Entre a primeira destaca-se
a área da saúde (médicos, dentistas, enfermeiros, farmacêuticos) e da
engenharia civil e arquitectura. No entanto, não pode esquecer-se que muitas
outras relacionadas com a prestação de serviços (de que a restauração constitui
um bom exemplo) recrutam Portugueses. Torna-se importante salientar que o
interesse demonstrado pelos trabalhadores de nacionalidade portuguesa reflete o
apreço em que é tido o seu trabalho, sendo a qualidade reconhecida a nível
internacional.
A presença portuguesa em todo o
mundo é um facto indiscutível. Embora a diversidade se instale, os tradicionais
destinos da sua emigração avolumam-se: Brasil e França, constituem os dois
pólos eleitos, visivelmente recortados, o primeiro revelando a preferência
transoceânica e o segundoo, uma preferência além-Pirinéus. O maior número dos
que são de origem portuguesa reside nos Estados Unidos da América.

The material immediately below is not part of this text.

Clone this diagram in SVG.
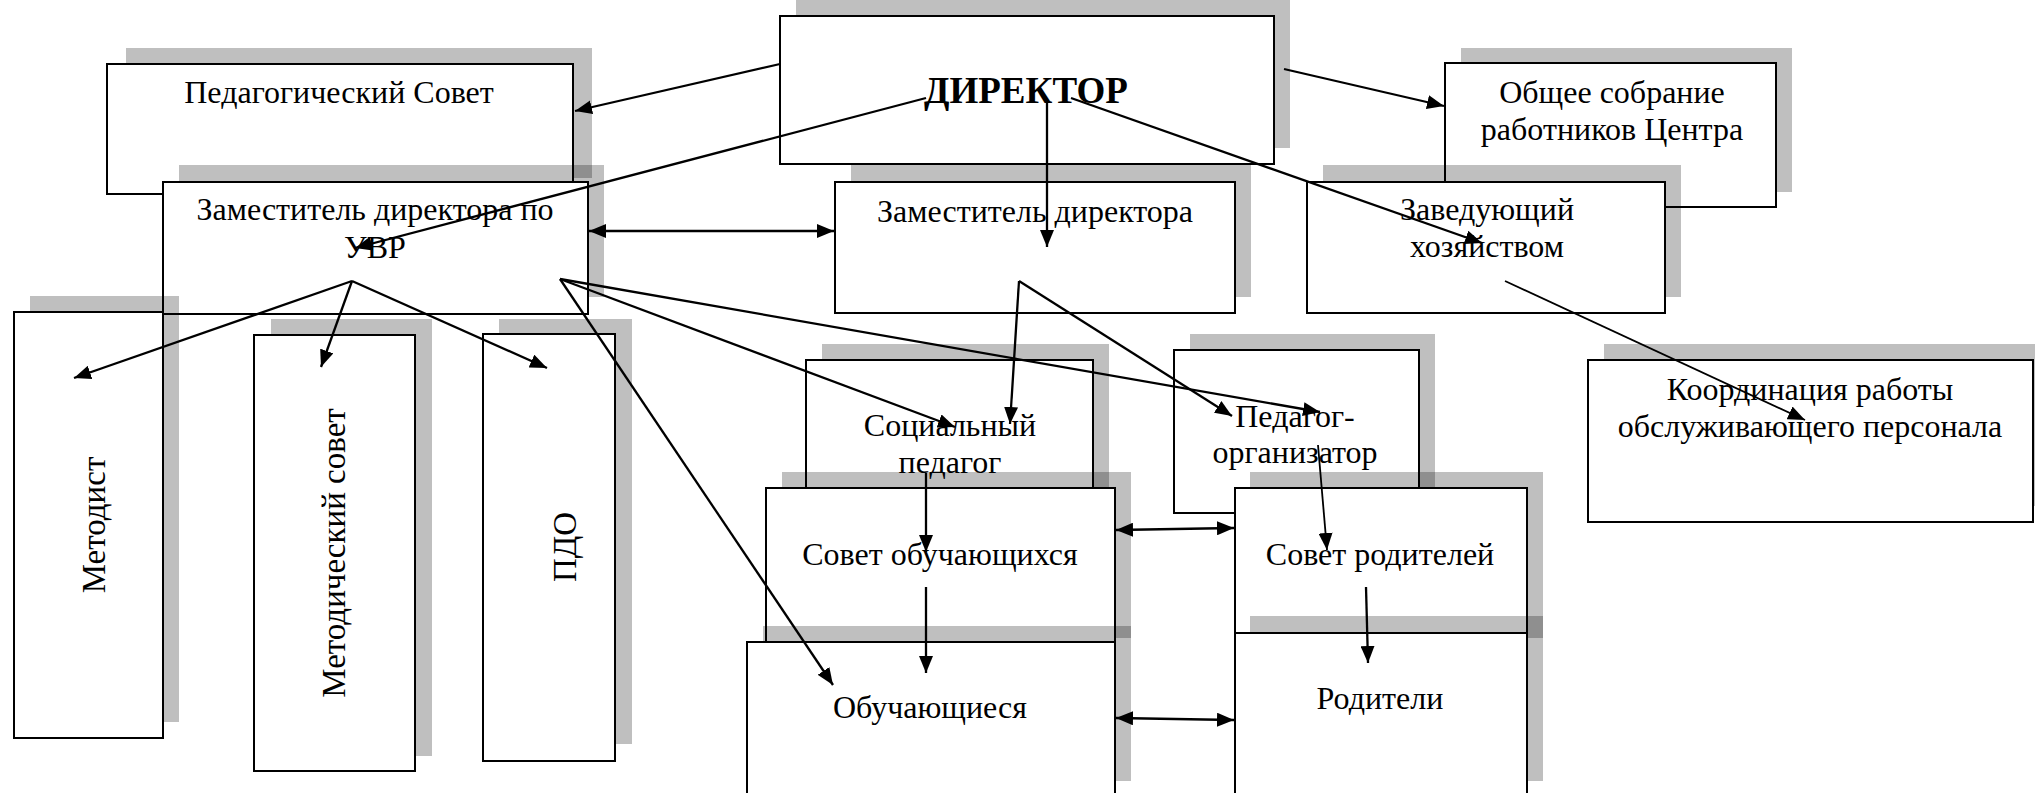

O projecto de regresso por muitos
imaginado como definitivo assume hoje várias formas, traduzidas por movimentos
pendulares cujo espaço se encurta e o ritmo se acelera. Através das facilidades
tecnológicas que transportam os que estão longe para mais perto e permitem com
eles estabelecer um permanente convívio as saudades menorizam-se.
O futuro trará certamente novas
configurações a esta mobilidade que nunca deixará de levar para fora do
território os elementos de uma nação sem fronteiras físicas que, através de
fortes laços emocionais, assegura uma presença que se estende a todo o mundo e
nele deixa as marcas produzidas pelo seu sentimento de pertença.